O negócio começou como um voluntariado, em setembro de 2020. Durante o período de isolamento social, Pereira organizou uma rede solidária para distribuir doações de alimentos. “A cada 50 casas, a gente encontrava um voluntário, batizado de ‘presidente da rua’”, lembra. Com a comunidade toda dividida em pequenos blocos por participantes que conhecem bem a região, foi fácil migrar este conhecimento adquirido para um negócio de entregas.

“Nossa parceria comercial é com o marketplace; e ele já paga a taxa do frete. Trabalhamos com entregas de até 3 quilos, mas já apareceu um tanquinho aqui – e nós o entregamos”, conta o empreendedor, de 22 anos. Acordos firmados incluem Via Varejo, Magazine Luiza, Americanas, entre outras lojas. No início, entregavam 300 pacotes em Paraisópolis diariamente. Atualmente, são 4 mil. A Favela Xpress também se expandiu geograficamente e faz entregas em comunidades em Minas Gerais e no Distrito Federal.

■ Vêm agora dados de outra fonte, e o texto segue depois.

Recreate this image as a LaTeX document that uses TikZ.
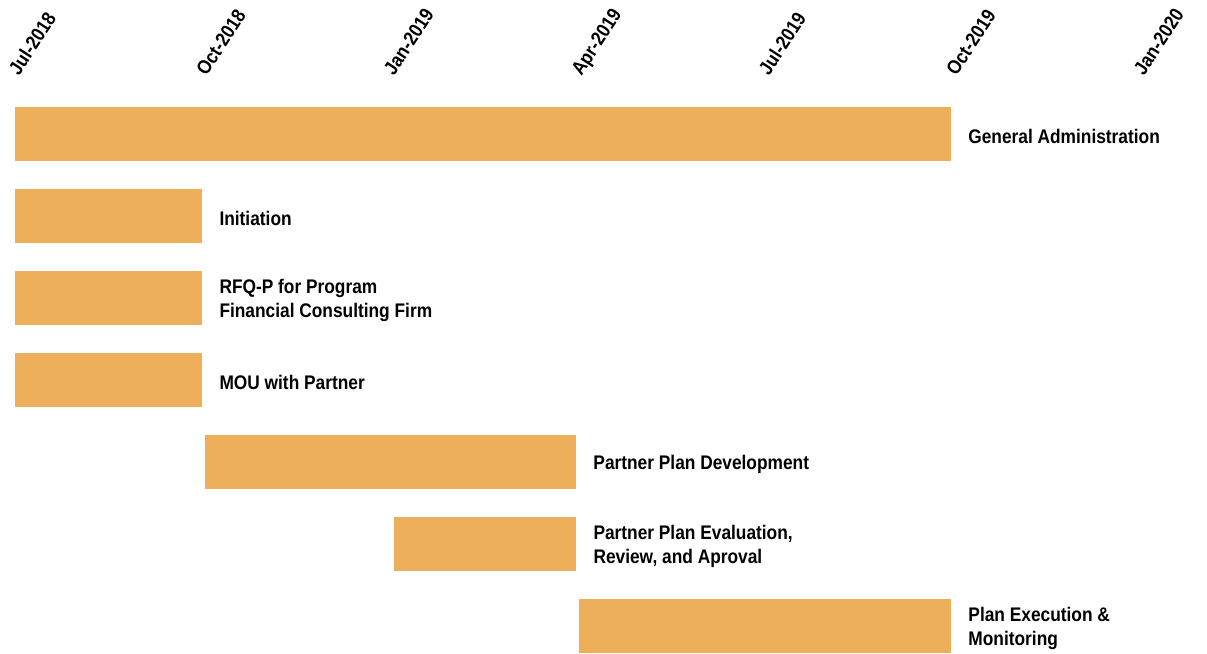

O crescimento também passa pela tecnologia. Em uma parceria com o Google, mapearam 70% de Paraisópolis, atribuindo a cada localidade um código alfanumérico, com base na latitude e na longitude do ponto. Esta identificação pode passar a ser usada nos sites dos marketplaces para mostrar onde tem a entrega deve ser feita. Entretanto, de tudo isso, emociona-se Pereira, o mais importante é ver a satisfação dos seus vizinhos ao se sentirem parte da sociedade em que vivem: “O retorno que tenho é que este serviço trouxe alegria para cá. A gente entrega esperança”, afirma.